Hi guys... sorry do not want to bother and look like an intruder.... just posted this a few days ago and was hoping to ge a reply and advice....

Noel, guys, this is a great blog. I am a wine lover from Switzerland, now leaving in Bahrain. Away from my best friends from Geneva, I like reading your stories and comments on wine, it reminds me the time I was doing the same back home ( )
I will be visiting Manila end of this month with my wife (not bringing bottles with me...) and am looking for the most recommended French and the best Japanese in town to go out for diner (me and my wife only for the French restaurant, with kids for the Japanese). My wife is Japanese and my kids love Japanese food, so they are very very picky. And I am Swiss... so imaging for the French food. Important is to have a great wine menu, as in Bahrain we mainly have wines from the new world and all are very young. Tried some google search but rather than picking one randomly would prefer a recommendation from you guys, you are the experts !
We will be staying at the shangri-la in Makati. Thanks for any advice.

Noel said...

Hi, Richy.

Sorry for the delay in replying. It's been a bit busy the past few days.

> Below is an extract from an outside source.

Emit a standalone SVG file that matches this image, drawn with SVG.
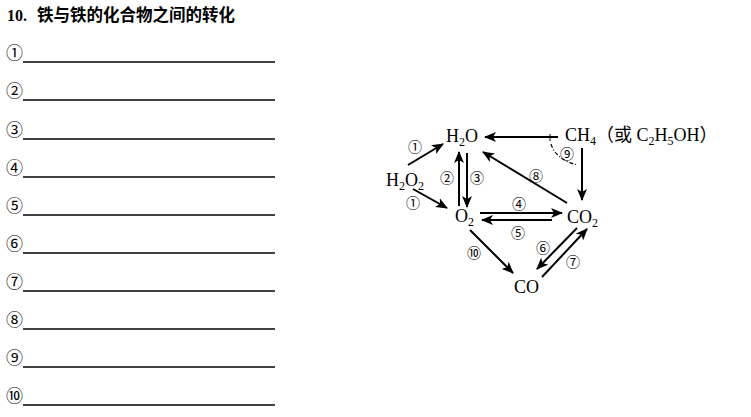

For real, authentic Japanese food, I'll have to get back to you with specifics as I'll have to ask my sister-in-law and Keiichi (both Japanese from Tokyo) for specific recommendations, but, offhand, they like Toki (they have a master chef from Japan and are capable of making fusion as well as traditional fare), Ramen Ron (for Ramen, obviously) and 7rin ("pronounced "shichirin") for yakiniku.

For honest, French country fare, there is Je Suis Gourmand and Ciçou. If you want, I can make arrangements for you in those places. Just e-mail me.

For buying wines, the Italian selection in Bacchus is very good and well priced. For 1855 classified Bordeaux, Bacchus and Säntis have good selections, but their prices are higher than in Europe or the US. For Spanish, I heavily recommend Terry Selection (the owner is a passionate Spanish PhD in oenology).

E-mail me at for specifics.



richy said...

thank you Noel, I will drop you a line shortly.

Miguel said...

Still can't believe how that steak looks...sheesh..

Michi said...

Not too pleased with the steak, I see... Was it dry-aged even? (Jojo, I like the new "Noel" look.)